The launch comes at a time when researchers and developers are scrutinizing benchmark scores as they try to evaluate increasingly complex models. While Meta pitched Llama 4 as a major step forward, the use of non-public “experimental” versions for testing triggered debate about how representative those scores are of models available to users.
Scout and Maverick feature 17 billion active parameters but differ in how they route tasks to specialized parts of the model. Scout uses 16 experts – which are specialized neural network components that focus on specific tasks or data types – and is small enough to run on a single Nvidia H100 GPU, aimed at developers with limited resources. Maverick scales to 128 experts and is designed for larger, more complex workloads. Both are derived from Llama 4 Behemoth, an unreleased model with 288 billion active parameters and nearly two trillion total parameters currently in training.
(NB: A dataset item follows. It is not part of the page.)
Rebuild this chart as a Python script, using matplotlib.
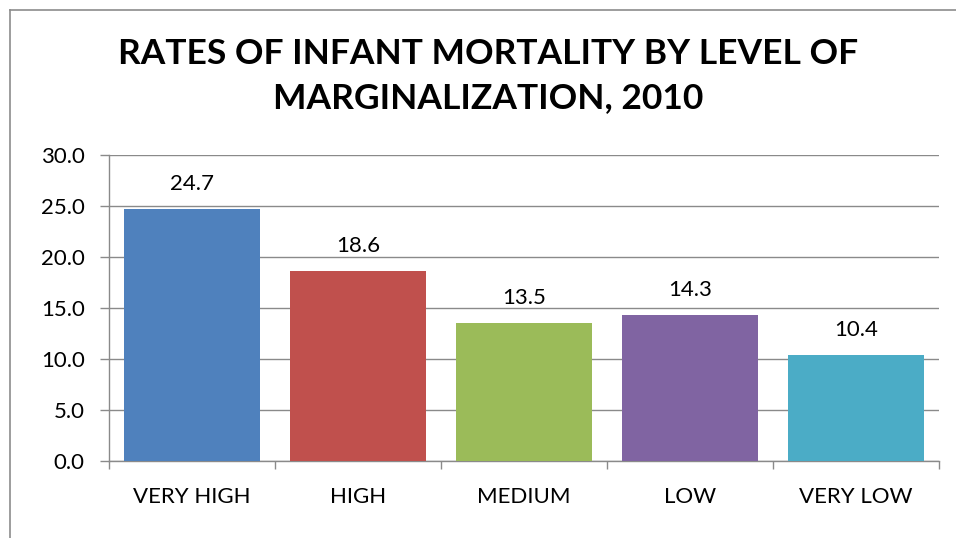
import matplotlib
matplotlib.use("Agg")
import matplotlib.pyplot as plt
from matplotlib.lines import Line2D
import numpy as np

categories = ["VERY HIGH", "HIGH", "MEDIUM", "LOW", "VERY LOW"]
values = [24.7, 18.6, 13.5, 14.3, 10.4]
colors = ["#4F81BD", "#C0504D", "#9BBB59", "#8064A2", "#4BACC6"]
yticks = [0, 5, 10, 15, 20, 25, 30]
title = "RATES OF INFANT MORTALITY BY LEVEL OF\nMARGINALIZATION, 2010"

plt.rcParams['font.family'] = ['Lato', 'DejaVu Sans']

W, H = 956, 538
fig = plt.figure(figsize=(W / 100, H / 100), dpi=100)
fig.patch.set_facecolor("white")

ax = fig.add_axes([109 / W, 1 - 461 / H, (939 - 109) / W, (461 - 155) / H])
x = np.arange(len(categories))
ax.bar(x, values, width=0.82, color=colors, zorder=3)

for xi, v in zip(x, values):
    ax.annotate(f"{v:.1f}", (xi, v), xytext=(0, 18), textcoords="offset points",
                ha="center", va="center", fontsize=16, color="#000000")

ax.set_xlim(-0.5, len(categories) - 0.5)
ax.set_ylim(0, 30)
ax.set_yticks(yticks)
ax.set_yticklabels([f"{t:.1f}" for t in yticks])
ax.yaxis.grid(True, color="#8a8a8a", linewidth=1.0, zorder=0)
ax.set_axisbelow(True)

ax.set_xticks(x)
ax.set_xticklabels(categories)
ax.set_xticks(np.arange(-0.5, len(categories)), minor=True)
ax.tick_params(axis="x", which="major", length=0, pad=19, labelsize=16, labelcolor="#000000")
ax.tick_params(axis="x", which="minor", length=6, width=1, color="#8a8a8a", direction="out")
ax.tick_params(axis="y", length=6.5, width=1, color="#8a8a8a", pad=11, labelsize=16, labelcolor="#000000")

for s in ["top", "right"]:
    ax.spines[s].set_visible(False)
for s in ["left", "bottom"]:
    ax.spines[s].set_color("#8a8a8a")
    ax.spines[s].set_linewidth(1.0)

fig.text(488 / W, 1 - 76 / H, title, ha="center", va="center", fontsize=25.5,
         fontweight="bold", color="#000000", linespacing=1.45)

# outer chart border (top and left visible)
fig.add_artist(Line2D([9.5 / W, 9.5 / W], [0, 1 - 10 / H], color="#8c8c8c", linewidth=1.2, transform=fig.transFigure))
fig.add_artist(Line2D([9.5 / W, 1], [1 - 10 / H, 1 - 10 / H], color="#8c8c8c", linewidth=1.2, transform=fig.transFigure))

fig.savefig("out.png", dpi=100, facecolor="white")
The mixture of experts design allows the model to selectively activate a subset of experts per task, offering efficiency gains over dense models where every parameter is used for every input. This structure potentially improves performance and lowers the cost of inference, which could make deployment more practical across a range of enterprise use cases.
After the release, Llama 4 Maverick climbed to the second spot on LM Arena, a leaderboard that uses human preferences to compare AI models. But some researchers flagged that the version submitted to the leaderboard was not the same as the open-weight model, saying that Meta used an “experimental” chat version of Maverick for benchmarking – a version not available to the public.
The move drew criticism from the AI community, with researchers arguing that it undermines the purpose of benchmarking. Benchmarks are supposed to reflect the performance of models as they are released, not internally tuned variants that may not behave the same in real-world settings. Using non-public versions can give a distorted picture of quality, especially when rankings are used to drive developer interest and shape perceptions about model superiority.
Meta defended the process. The company’s vice president of generative AI Ahmad Al-Dahle posted on X, formerly Twitter, that it was “simply not true” that Meta had trained models on the test sets to artificially inflate results. He said that performance could vary depending on which platform the models are run on and that Meta was still tuning public deployments to match quality levels seen internally.